Most recently, the US Marshals Missing Child Unit found 39 missing children in Georgia, ranging from 3 to 17 years of age. These children were likely victims of persons arrested for sex trafficking, parental kidnapping, registered sex offender violations, and custodial interference. The US Marshals Service Missing Child Unit, along with the Southeast Regional Fugitive Task Force, the National Center for Missing and Exploited Children (NCMEC), and Georgia state and local agencies, worked together to rescue these endangered missing children. Even though these law enforcement groups and rescue organizations were involved, this story barely made the headlines. The common denominator in this large-scale recovery effort included missing black children who are often forgotten.
In 2008, Derrica N. Wilson and Natalie Wilson founded the Black and Missing Foundation, Inc (BAMDI). The organization’s mission is to bring awareness to missing persons of color, provide valuable resources to families, and educate the minority community on personal safety. These two ladies combined years of law enforcement and public relations experience to create a non-profit organization to initiate a public awareness campaign to help minority families find and recover missing persons. According to this organization, black children under 18 years old make up 37% of the missing children population; hence, they are more males than females. The Black and Missing Foundation, Inc. uses resources, including print, television, and social media, to help underserved minority families locate their missing loved ones. The Black and Missing Foundation’s founders encourage families to report their missing children as soon as possible. It is best to start the search immediately before evidence is lost or destroyed by external/environmental changes. The first 48 hours are the most critical while conducting a missing child/person search. In more recent times, children are being lured away for sex or human trafficking. The most vulnerable groups are black children in foster care and the teen homeless population for various reasons. Since the inception of this organization, they have successfully recovered over 200 missing people and provided closure to several families.

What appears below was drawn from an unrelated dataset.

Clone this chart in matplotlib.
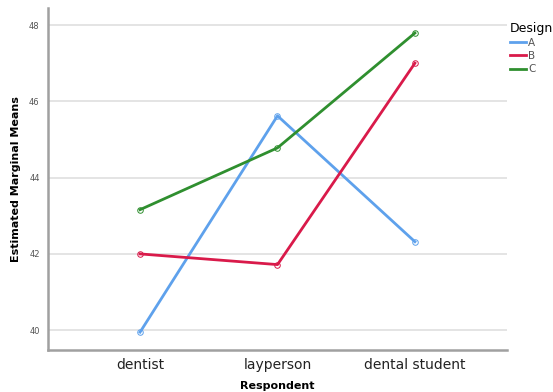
import matplotlib
matplotlib.use("Agg")
import matplotlib.pyplot as plt

respondents = ["dentist", "layperson", "dental student"]
design_a = [39.95, 45.62, 42.32]
design_b = [42.0, 41.72, 47.0]
design_c = [43.16, 44.78, 47.79]
designs = ["A", "B", "C"]
colors = ["#5ea1ec", "#d91a4a", "#2f8f2f"]
yticks = [40, 42, 44, 46, 48]

fig = plt.figure(figsize=(5.53, 3.92), dpi=100)
ax = fig.add_axes([0.0868, 0.107, 0.83, 0.873])

x = list(range(len(respondents)))
for vals, lab, c in zip([design_a, design_b, design_c], designs, colors):
    ax.plot(x, vals, color=c, lw=2.0, label=lab, marker="o", ms=4,
            mfc="none", mec=c, mew=0.7)

ax.set_xlim(-0.67, 2.67)
ax.set_ylim(39.48, 48.45)
ax.set_yticks(yticks)
ax.set_yticklabels([str(t) for t in yticks], fontsize=6, color="#555555")
ax.set_xticks(x)
ax.set_xticklabels(respondents, fontsize=10, color="#222222")
ax.tick_params(axis="both", length=0)
ax.tick_params(axis="y", pad=6)
ax.tick_params(axis="x", pad=6)
ax.grid(axis="y", color="#dddddd", lw=1.1)
ax.set_axisbelow(True)
for s in ["top", "right"]:
    ax.spines[s].set_visible(False)
for s in ["left", "bottom"]:
    ax.spines[s].set_color("#a0a0a0")
    ax.spines[s].set_linewidth(1.8)

ax.set_ylabel("Estimated Marginal Means", fontsize=8, fontweight="bold", labelpad=6)
ax.set_xlabel("Respondent", fontsize=8, fontweight="bold", labelpad=6)

leg = fig.legend(title="Design", loc="upper left", bbox_to_anchor=(0.914, 0.955),
                 frameon=False, fontsize=7.5, title_fontsize=9, handlelength=1.6,
                 handletextpad=0.2, labelspacing=0.3, borderaxespad=0)
for h in leg.legend_handles:
    h.set_marker("")
for t in leg.get_texts():
    t.set_color("#555555")
leg._legend_box.align = "left"

fig.savefig("out.png", dpi=100)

Let us help each other by reporting and vigilantly sharing information about missing black children and teens. Some experts suggest having open discussions with other our children, family, and fellow community members on this important subject. Parents are also encouraged to monitor their children’s social media activity, email accounts, text messages, and video game participants. Next, take notice of changes in your child’s routine, school grades, mood, activities, and circle of friends. Finally, if your child goes missing, contact the police immediately, call local news outlets, share on social media platforms, and reach out to the Black and Missing Foundation, Inc for help.